I’ve been looking to Jesus’ example hoping to seek reconciliation rather than dissension. It has been challenging to allow my emotions to surface and let God work with me to respond as He would. The temptation to behave as the world would is nothing short of challenging. How can I stand tall in mercy when I live in a culture that encourages cutting off whoever isn’t “worth my energy”?
“When they got there, they found breakfast waiting for them—fish cooking over a charcoal fire, and some bread.
“Bring some of the fish you’ve just caught,” Jesus said. So Simon Peter went aboard and dragged the net to the shore.
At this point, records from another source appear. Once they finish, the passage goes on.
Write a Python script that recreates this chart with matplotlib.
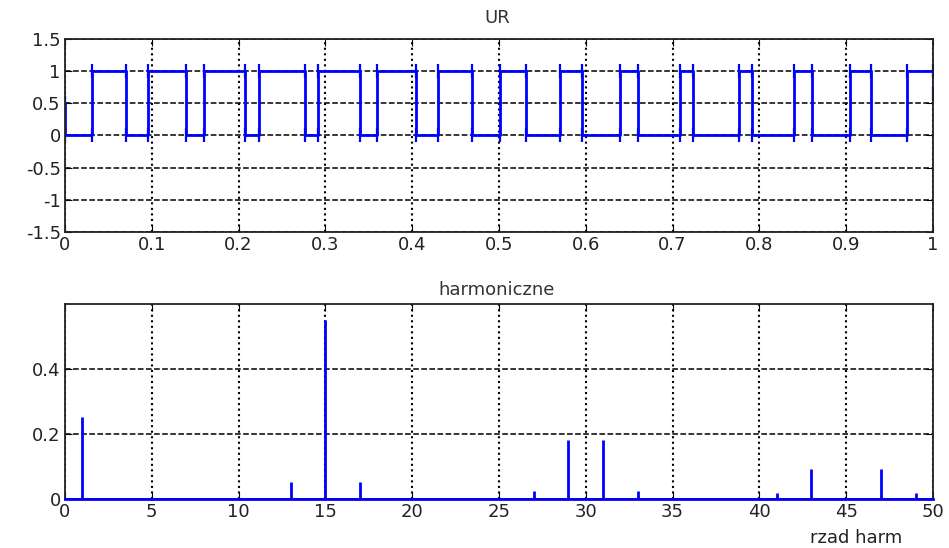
import matplotlib
matplotlib.use("Agg")
import matplotlib.pyplot as plt
import numpy as np

# switching instants of the PWM signal
rise_t = [0.031, 0.096, 0.160, 0.224, 0.292, 0.360, 0.430, 0.501,
          0.570, 0.639, 0.708, 0.776, 0.840, 0.904, 0.970]
fall_t = [0.070, 0.139, 0.207, 0.276, 0.340, 0.404, 0.469, 0.531,
          0.596, 0.660, 0.724, 0.792, 0.861, 0.929]
start_level = 0.5
end_level = 0.65

# harmonic amplitudes, orders 1..50
harm_order = list(range(1, 51))
harm_amp = [0.253, 0.003, 0.003, 0.003, 0.003, 0.003, 0.003, 0.003, 0.003, 0.003,
            0.003, 0.003, 0.051, 0.003, 0.551, 0.003, 0.051, 0.003, 0.003, 0.003,
            0.003, 0.003, 0.003, 0.003, 0.003, 0.003, 0.026, 0.003, 0.182, 0.003,
            0.182, 0.003, 0.026, 0.003, 0.003, 0.003, 0.003, 0.003, 0.003, 0.003,
            0.017, 0.003, 0.092, 0.003, 0.003, 0.003, 0.092, 0.003, 0.017, 0.003]

plt.rcParams['font.family'] = ['DejaVu Sans']
plt.rcParams['font.size'] = 13

# build step signal
edges = sorted([(t, 1) for t in rise_t] + [(t, 0) for t in fall_t])
xs = [0, 0]
ys = [start_level, 0]
lvl = 0
for t, new in edges:
    xs += [t, t]
    ys += [lvl, new]
    lvl = new
xs += [1, 1]
ys += [lvl, end_level]

fig = plt.figure(figsize=(9.49, 5.48), dpi=100)
W, H = 949, 548
ax1 = fig.add_axes([65 / W, 1 - 232 / H, 868 / W, 193 / H])
ax2 = fig.add_axes([65 / W, 1 - 499 / H, 868 / W, 195 / H])

blue = (0, 0, 1)
ax1.plot(xs, ys, color=blue, lw=2, marker='|', ms=10, mew=1.6)
ax1.set_xlim(0, 1)
ax1.set_ylim(-1.5, 1.5)
ax1.set_xticks(np.arange(0, 1.01, 0.1))
ax1.set_xticklabels(['0', '0.1', '0.2', '0.3', '0.4', '0.5', '0.6', '0.7', '0.8', '0.9', '1'])
ax1.set_yticks([-1.5, -1, -0.5, 0, 0.5, 1, 1.5])
ax1.set_yticklabels(['-1.5', '-1', '-0.5', '0', '0.5', '1', '1.5'])

ax2.vlines(harm_order, 0, harm_amp, color=blue, lw=2)
ax2.plot([0, 50], [0, 0], color=blue, lw=2, clip_on=False, zorder=5)
ax2.set_xlim(0, 50)
ax2.set_ylim(0, 0.6)
ax2.set_xticks(range(0, 51, 5))
ax2.set_yticks([0, 0.2, 0.4])
ax2.set_yticklabels(['0', '0.2', '0.4'])

for ax in (ax1, ax2):
    ax.xaxis.grid(True, linestyle=':', color='black', lw=1.5)
    ax.yaxis.grid(True, linestyle='--', color='black', lw=1.1)
    ax.set_axisbelow(True)
    ax.tick_params(direction='in', length=5, top=True, right=True,
                   colors='black', labelcolor='#222222', pad=3)
    for s in ax.spines.values():
        s.set_linewidth(1.3)
        s.set_color('#222222')

fig.text(497 / W, 1 - 18 / H, 'UR', ha='center', va='center', color='#333333')
fig.text(497 / W, 1 - 290 / H, 'harmoniczne', ha='center', va='center', color='#333333')
fig.text(856 / W, 1 - 538 / H, 'rzad harm', ha='center', va='center', color='#222222')

fig.savefig('out.png', dpi=100)
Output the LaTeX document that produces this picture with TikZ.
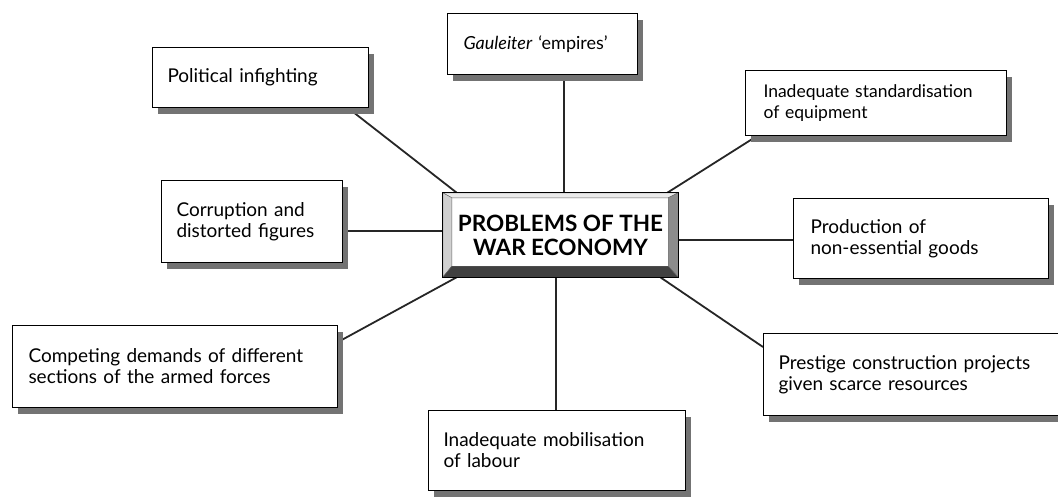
\documentclass[tikz,border=0pt]{standalone}
\usepackage{fontspec}
\setmainfont{Lato}
\usetikzlibrary{shadows,calc,backgrounds}
\hyphenpenalty=10000
\begin{document}
\begin{tikzpicture}[x=1pt,y=-1pt,
  box/.style={draw=black, line width=1pt, fill=white, rectangle, inner sep=0pt,
    anchor=north west, align=left, font=\fontsize{19}{21}\selectfont,
    general shadow={fill=black!55, shadow xshift=5pt, shadow yshift=-6pt}},
  link/.style={line width=1.8pt, black!85},
  bevel/.style={draw=black!60, line width=0.4pt}]
\useasboundingbox (0,0) rectangle (1058,496);
\clip (0,0) rectangle (1058,496);

% outer boxes
\node[box, minimum width=216pt, minimum height=60pt, text width=186pt] (pol) at (152,47) {Political infighting};
\node[box, minimum width=190pt, minimum height=61pt, text width=158pt, font=\fontsize{18}{21}\selectfont] (gau) at (447,13) {\textit{Gauleiter} ‘empires’};
\node[box, minimum width=261pt, minimum height=65pt, text width=225pt, font=\fontsize{17.5}{21}\selectfont] (std) at (745,70) {Inadequate standardisation\\of equipment};
\node[box, minimum width=181pt, minimum height=82pt, text width=151pt] (cor) at (161,180) {Corruption and\\distorted figures};
\node[box, minimum width=255pt, minimum height=80pt, text width=221pt] (prod) at (793,198) {Production of\\non-essential goods};
\node[box, minimum width=325pt, minimum height=82pt, text width=293pt] (comp) at (12,325) {Competing demands of different\\sections of the armed forces};
\node[box, minimum width=320pt, minimum height=82pt, text width=290pt] (pre) at (763,333) {Prestige construction projects\\given scarce resources};
\node[box, minimum width=257pt, minimum height=80pt, text width=227pt] (mob) at (428,410) {Inadequate mobilisation\\of labour};

% central box
\node[minimum width=235pt, minimum height=84pt, inner sep=0pt, align=center,
  font=\bfseries\fontsize{22.5}{24}\selectfont] (core) at (560.5,235) {PROBLEMS OF THE\\WAR ECONOMY};

\begin{pgfonlayer}{background}
  % connectors
  \draw[link] ([xshift=-21pt]pol.south east) -- ([xshift=14pt]core.north west);
  \draw[link] ([xshift=3.5pt]core.north) -- ([xshift=3.5pt]core.north |- gau.south);
  \draw[link] ([xshift=12pt]std.south west) -- ([xshift=-11pt]core.north east);
  \draw[link] ([yshift=4pt]core.west) -- ([yshift=4pt]core.west -| cor.east);
  \draw[link] ([yshift=-5pt]core.east) -- ([yshift=-5pt]core.east -| prod.west);
  \draw[link] ([xshift=14pt]core.south west) -- ([yshift=-17pt]comp.north east);
  \draw[link] ([xshift=-18pt]core.south east) -- ([yshift=-14pt]pre.north west);
  \draw[link] ([xshift=-4.5pt]core.south) -- ([xshift=-4.5pt]core.south |- mob.north);
  % bevels of the central box
  \coordinate (ciNW) at ($(core.north west)+(9,5)$);
  \coordinate (ciNE) at ($(core.north east)+(-10,5)$);
  \coordinate (ciSE) at ($(core.south east)+(-10,-11)$);
  \coordinate (ciSW) at ($(core.south west)+(9,-11)$);
  \fill[white] (ciNW) rectangle (ciSE);
  \filldraw[bevel, fill=black!8] (core.north west) -- (core.north east) -- (ciNE) -- (ciNW) -- cycle;
  \filldraw[bevel, fill=black!18] (core.north west) -- (ciNW) -- (ciSW) -- (core.south west) -- cycle;
  \filldraw[bevel, fill=black!45] (core.north east) -- (core.south east) -- (ciSE) -- (ciNE) -- cycle;
  \filldraw[bevel, fill=black!75] (core.south west) -- (ciSW) -- (ciSE) -- (core.south east) -- cycle;
  \draw[line width=1.2pt] (core.north west) rectangle (core.south east);
\end{pgfonlayer}
\end{tikzpicture}
\end{document}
There were 153 large fish, and yet the net hadn’t torn.
“Now come and have some breakfast!” Jesus said.”
This is yet another area where Jesus is quite countercultural. He could’ve returned from the realm of the dead and had absolutely nothing to do with the disciples who showed their full cowardice and betrayal. This is what we’d expect of the average person, but Jesus is greater. Instead He lays out a seafood breakfast and reassures the disciples of His forgiveness and love for them. Even further, He chooses them to carry on His work of bringing salvation and light to the world. This same group, who were what we’d call “fake friends” today, have been tasked with acting the complete opposite, bearing Jesus’ likeness.
Being like Jesus means believing that people can change for the better. Not only that we can be made new, but that those around us can be made new as well. Usually people have a hard time believing either the former or the latter. Sometimes both! But it doesn’t change that anything is possible with God. Even though Jesus knew “what was in man“, He found a way to love and empower us to transcend our own humanness. He is truly perfect in all of His ways.
I pray we will strive to follow Jesus’ example of complete forgiveness, unshakable hope and unconditional love. This is how we can make His sacrifice on the cross bear fruit in our own lives.
“The merciful are blessed,
for they will be shown mercy.
The pure in heart are blessed,
for they will see God.
The peacemakers are blessed,
for they will be called sons of God.”